Kaye, acting under orders from the attorney general, forwarded her findings to Albany County District Attorney David Soares to weigh criminal charges.Paterson believed that he was entitled to the tickets because he was Governor of New York and that his presence at the World Series game was somehow related to his official duties as governor.
"The evidence indicates at a minimum the above-described portions of the governor's testimony before commission staff were inaccurate and misleading," the report found.
"The evidence developed in the [Office of the Attorney General's] investigation under the independent counsel warrants consideration of possible criminal charges."
The report makes a strong case for perjury, and notes that Paterson had a window of opportunity to correct himself and the testimony, but did not do so before the close of the proceeding. That puts him in a real bind, and it will be up to Albany County DA David Soares to consider charging the governor on perjury and perhaps obstruction of justice.
If we want to see Albany cleaned it, justice demands nothing less.

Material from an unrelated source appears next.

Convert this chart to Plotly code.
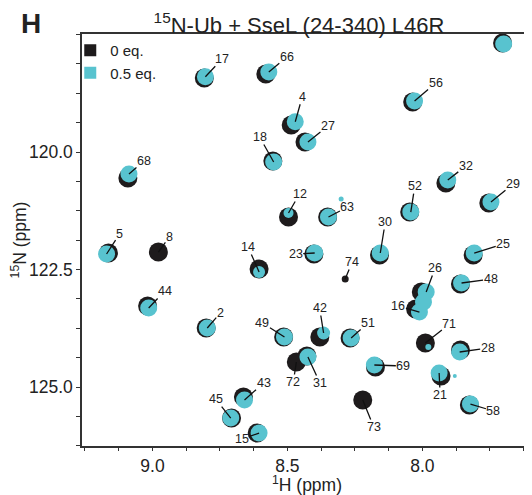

There is an ongoing culture of entitlement among elected officials who think that they can do as they see fit, regardless of the legality and ethical considerations. Paterson has been a longtime Albany fixture, and thought nothing of taking the free tickets, even though he knew or should have known that it violated state ethics rules on accepting gifts from entities that employ lobbyists, such as the New York Yankees. The team did nothing wrong here - the illegality stems from Paterson's failure to follow the law and make the necessary payments and disclosures. Then, Paterson compounded the mess by obstructing the investigation by giving false and misleading statements.